Boucher also contibuted to the Flyers' third goal about 5 minutes or so later when his turnover lead to a Philadlephia rush that ended with a 3-0 lead when Fleury kicked out a long rebound from a Scott Hartnell shot right to RW Mike Knuble who deposited the puck into another empty cage from about 30 feet.

Boucher was -2 on the night. Knuble's goal was the last entry on the scoresheet.

The Penguins as a whole just didn't have it in the final 40 minutes. The Flyers did a good job cutting off the Penguins' in the neutral zone and the Penguins didn't do a good job of attacking sufficiently with speed.

The Penguins had 15 shots in the first period, but only 13 in the final 2 periods combined.

Their 3rd line was strong for a lot of the game, but the Penguins need to start getting contributions on the scoresheet from certain players.

LW Chris Kunitz is one. He hasn't scored in this series and, while he's been a physical presence, he needs to contribute more offensively.

LW Ruslan Fedotenko is another guy who can contribute more.

Even Crosby's other winger, Bill Guerin, has been quiet since game 2, which coincidentally, is when the Flyers began playing better hockey in this series. They haven't looked back since, and anyone who thinks that Philadlephia hasn't played better overall than the Penguins despite now being in only a 3-2 hole hasn't been watching that closely or is a homer.

The Penguins' did themselves well to capitalize in overtime in game 2 to complete a comeback win, and to have Fleury steal game 4 for them, but their play over the entire course of this series has not been up to par.
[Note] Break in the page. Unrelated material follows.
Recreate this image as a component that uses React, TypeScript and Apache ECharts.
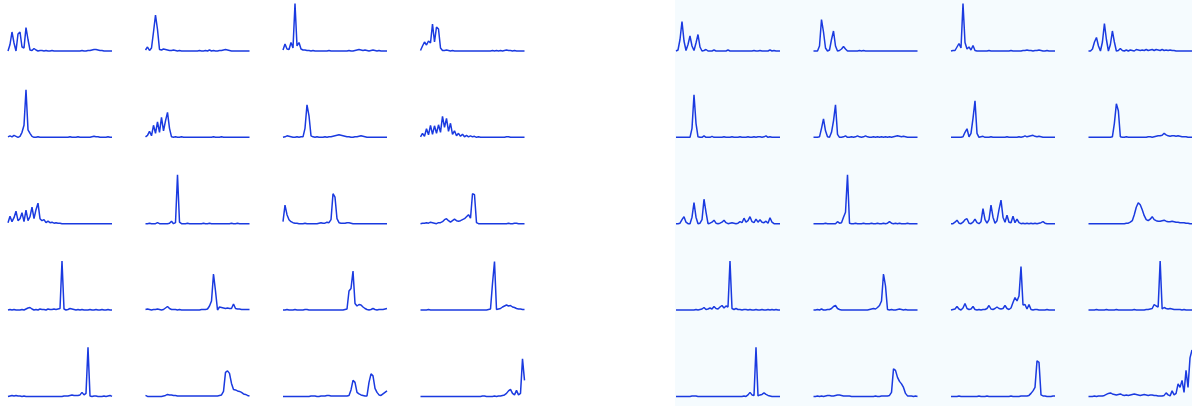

So now, the Penguins have to go back to a hell of an atmosphere for game 6 in Philadelphia. The Penguins have done their share of winning there in recent years, going 8-7 in the last 15 contests in that building, but there's no doubt that they aren't making it easy on themselves. They'll need to play much better in game 6 there than they did in game 4 if they expect to win.

Another victory for Philadlephia in that one will only give the Flyers more momentum heading into a then anything-can-happen game 7 Monday at Mellon Arena in Pittsburgh.

Clearly that's a game the Penguins shouldn't want to play.

Clearly they should be well-motivated to up their game and finish off Philadelphia Saturday.

But they also should have had that same motivation to do the job last night at home.

In the 14 series' the Flyers' have been down 3 games to 1, including this one, they've now stretched the series to 6 games on 7 occasions. In only 3 of the prior 13 have they forced a 7th game, and haven't done it since the 1987 Stanley Cup Final, which they went on to lose.

Time will tell if Saturday afternoon's nationally televised contest ends up being the 4th.